(Excerpt from a dataset)
begin
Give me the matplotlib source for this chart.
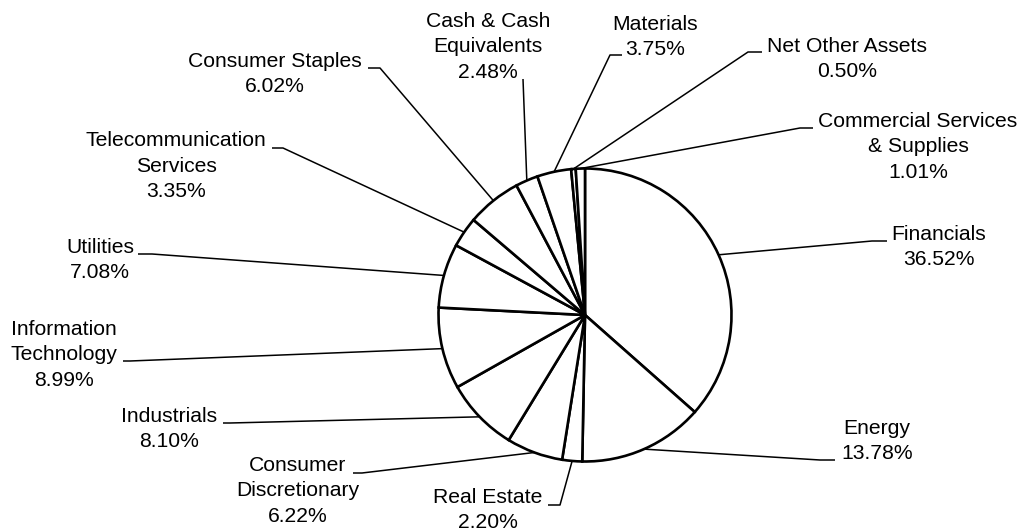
import matplotlib
matplotlib.use("Agg")
import matplotlib.pyplot as plt
import numpy as np

# data (clockwise from 12 o'clock)
sectors = ["Financials", "Energy", "Real Estate", "Consumer\nDiscretionary",
           "Industrials", "Information\nTechnology", "Utilities",
           "Telecommunication\nServices", "Consumer Staples",
           "Cash & Cash\nEquivalents", "Materials", "Net Other Assets",
           "Commercial Services\n& Supplies"]
weights = [36.52, 13.78, 2.20, 6.22, 8.10, 8.99, 7.08, 3.35, 6.02, 2.48, 3.75, 0.50, 1.01]

# figure in pixel units (y measured from top, converted below)
W, H = 1021, 531
cx, cy, r = 585, 315, 146.5

# label layout: text centre x, y ; leader elbow x0, x1, y
layout = [
    (939, 247, 872, 887, 241),
    (877, 441, 820, 835, 460),
    (488, 510, 548, 560, 505),
    (298, 491, 353, 362, 473),
    (169, 429, 223, 230, 423),
    (64, 355, 123, 130, 361),
    (100, 260, 138, 152, 254),
    (176, 166, 272, 283, 148),
    (275, 74, 368, 380, 68),
    (488, 47, 523, 523, 79),
    (655, 37, 610, 622, 55),
    (847, 59, 748, 762, 52),
    (918, 147, 800, 813, 128),
]

plt.rcParams['font.family'] = ['Liberation Sans', 'DejaVu Sans']

fig = plt.figure(figsize=(W / 100, H / 100), dpi=100)
ax = fig.add_axes([0, 0, 1, 1])

wedges, _ = ax.pie(weights,
                   startangle=90,
                   counterclock=False,
                   center=(cx, H - cy),
                   radius=r,
                   colors=["white"] * len(weights),
                   wedgeprops=dict(edgecolor="black", linewidth=1.9))

ax.set_xlim(0, W)
ax.set_ylim(0, H)
ax.set_aspect("equal")
ax.axis("off")

for w, name, val, (tx, ty, x0, x1, ly) in zip(wedges, sectors, weights, layout):
    mid = np.deg2rad((w.theta1 + w.theta2) / 2)
    px = w.center[0] + w.r * np.cos(mid)
    py = w.center[1] + w.r * np.sin(mid)
    # elbow end nearest the pie
    if abs(x0 - px) < abs(x1 - px):
        near, far = x0, x1
    else:
        near, far = x1, x0
    ax.plot([far, near, px], [H - ly, H - ly, py], color="black", linewidth=1.1,
            solid_capstyle="butt")
    ax.text(tx, H - ty, f"{name}\n{val:.2f}%", ha="center", va="center",
            fontsize=15.2, linespacing=1.45)

fig.savefig("out.png", dpi=100)
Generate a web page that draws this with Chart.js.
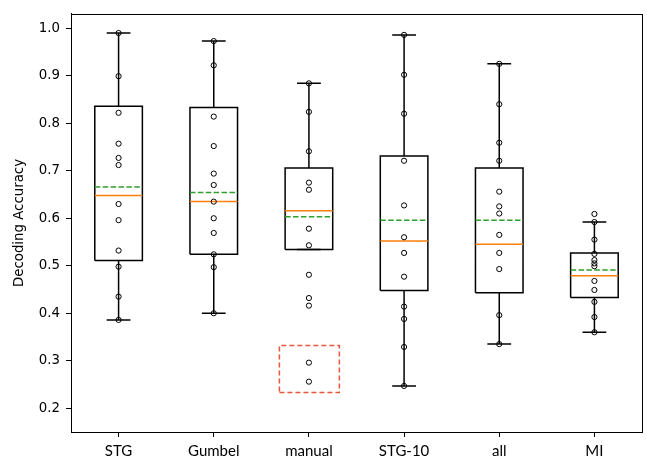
end
Problem to work on: Each record must be quoted in full and exactly. Do not include the pictures.

Expected answer:
Give me the matplotlib source for this chart.
import matplotlib
matplotlib.use("Agg")
import matplotlib.pyplot as plt
import numpy as np

# data (clockwise from 12 o'clock)
sectors = ["Financials", "Energy", "Real Estate", "Consumer\nDiscretionary",
           "Industrials", "Information\nTechnology", "Utilities",
           "Telecommunication\nServices", "Consumer Staples",
           "Cash & Cash\nEquivalents", "Materials", "Net Other Assets",
           "Commercial Services\n& Supplies"]
weights = [36.52, 13.78, 2.20, 6.22, 8.10, 8.99, 7.08, 3.35, 6.02, 2.48, 3.75, 0.50, 1.01]

# figure in pixel units (y measured from top, converted below)
W, H = 1021, 531
cx, cy, r = 585, 315, 146.5

# label layout: text centre x, y ; leader elbow x0, x1, y
layout = [
    (939, 247, 872, 887, 241),
    (877, 441, 820, 835, 460),
    (488, 510, 548, 560, 505),
    (298, 491, 353, 362, 473),
    (169, 429, 223, 230, 423),
    (64, 355, 123, 130, 361),
    (100, 260, 138, 152, 254),
    (176, 166, 272, 283, 148),
    (275, 74, 368, 380, 68),
    (488, 47, 523, 523, 79),
    (655, 37, 610, 622, 55),
    (847, 59, 748, 762, 52),
    (918, 147, 800, 813, 128),
]

plt.rcParams['font.family'] = ['Liberation Sans', 'DejaVu Sans']

fig = plt.figure(figsize=(W / 100, H / 100), dpi=100)
ax = fig.add_axes([0, 0, 1, 1])

wedges, _ = ax.pie(weights,
                   startangle=90,
                   counterclock=False,
                   center=(cx, H - cy),
                   radius=r,
                   colors=["white"] * len(weights),
                   wedgeprops=dict(edgecolor="black", linewidth=1.9))

ax.set_xlim(0, W)
ax.set_ylim(0, H)
ax.set_aspect("equal")
ax.axis("off")

for w, name, val, (tx, ty, x0, x1, ly) in zip(wedges, sectors, weights, layout):
    mid = np.deg2rad((w.theta1 + w.theta2) / 2)
    px = w.center[0] + w.r * np.cos(mid)
    py = w.center[1] + w.r * np.sin(mid)
    # elbow end nearest the pie
    if abs(x0 - px) < abs(x1 - px):
        near, far = x0, x1
    else:
        near, far = x1, x0
    ax.plot([far, near, px], [H - ly, H - ly, py], color="black", linewidth=1.1,
            solid_capstyle="butt")
    ax.text(tx, H - ty, f"{name}\n{val:.2f}%", ha="center", va="center",
            fontsize=15.2, linespacing=1.45)

fig.savefig("out.png", dpi=100)
Generate a web page that draws this with Chart.js.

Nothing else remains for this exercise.